28 January 2015

Too Much to Ask? I Hope Not.

I've been following the story of Vidal and Brandon's quest to bring much needed change and inspiration to an area that has been deprived of New York's supposed glitz and glamour. It's heartwarming and beautiful and it restores one's faith in the future.

But when I see photos taken around Vidal's home, I also feel deprived. In the parallel realities that play out in my mind, if Vidal were a teen from our country, he would likely be living in slum-like areas in Metro Manila, possibly studying in an NGO-funded school, accepting handouts for uniforms, and working after class to help his mother sustain their family. Given that he's a bright kid, he could be smart enough to be working anywhere but the streets.

The building he's living in, though he may describe it as filthy, is already a dream for so many of our low and middle wage earners. Like most of our community, they are also living hand to mouth, but they have a roof over their heads that won't be blown away by the first strong gust of wind to pass through. They have passable clothing and presumably enough food to sustain them daily.

I'm not saying that his life is not tough. Contrarily, I wish that while many of our countrymen are still battling with poverty, we could at least provide more of them with their most basic necessities and give them hope that they could someday rise above their struggle.


Photo credits to Humans of New York. This photo of a teen named Vidal is part of a series that managed to raise $700,000 in four days to provide much needed opportunities for the students of Mott Hall Bridges Academy, a school established in 2011 at Brownsville, which has the highest crime rate in Brooklyn. The original caption is:

"The buildings are filthy in the housing projects. Some people poop and pee in the hallways. And some of the people around here aren't friendly. I don't think it's a sadness or anger that they feel, but a sort of emptiness. You look around and see a lot of negative things, and you can't help but feel like you're a part of something negative, and that maybe you're something negative. Part of me wants to leave. But part of me wants to stay, because I have a lot of family nearby, and I don't want to live far away from them."

26 January 2015

Never in Full

For the longest time, I've balanced the strategies of compartmentalization and hedging. While I try to minimize the interactions between the different aspects of my life, I also try to make sure that I never give my all to one thing at once. I've done it for the longest time that I can't recall when I started. As long as I can remember, I've done the same with my thoughts and feelings. Even after deep reflection, I cannot recall a single person to whom I've divulged all my secrets or shared all my worries and still felt comfortable enough to continue that friendship. It's just never been my way of doing things.

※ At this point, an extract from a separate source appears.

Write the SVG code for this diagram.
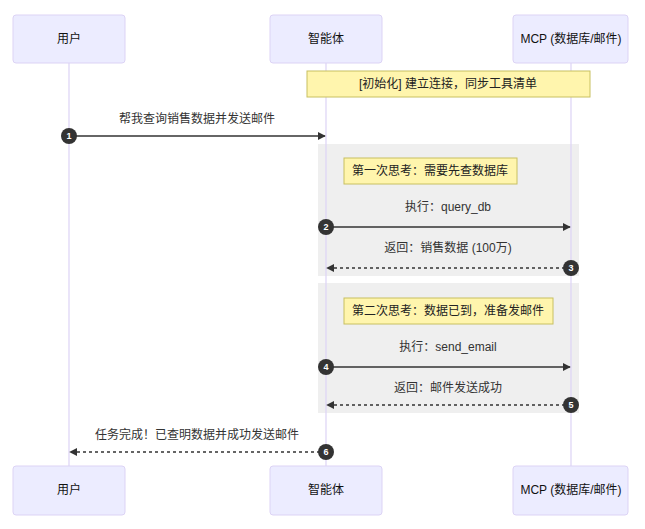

But I do fantasize. I dream of meeting someone, someday, who I can fully trust. Someone I can surrender all my pent-up emotions and frustrations to, and who I can give all my love to. Someone who could accept everything about me and not force me to change to fit a mold he's prepared. Someone in whose arms I will always find comfort and assurance, and never judgment or resentment. Someone I've dreamed of all my life.

01 January 2015

Review and Resolution

2014 in review: I learned that the pain of loss is more devastating than the pain of heartbreak. I learned that when feelings are too great, we lose all capacity for words. I learned that not every form of escapism helps avoid reality. Drinking, eating, and other destructive habits cannot erase emptiness. Traveling, on the other hand, can repair even the greatest damage and plug gaping holes with new memories and experiences. Whether personally or vicariously, by land, air, or sea, new places and new worlds remain the strongest salve.

2015 in target: (1) LOVE. No more lashing out on others, and especially no more lashing out on myself. (2) STRENGTH. Committing to physical health, realizing that spiritual and mental health cannot be detached from it. (3) WISDOM. Investing on what matters, instead of temporary gains and pleasures.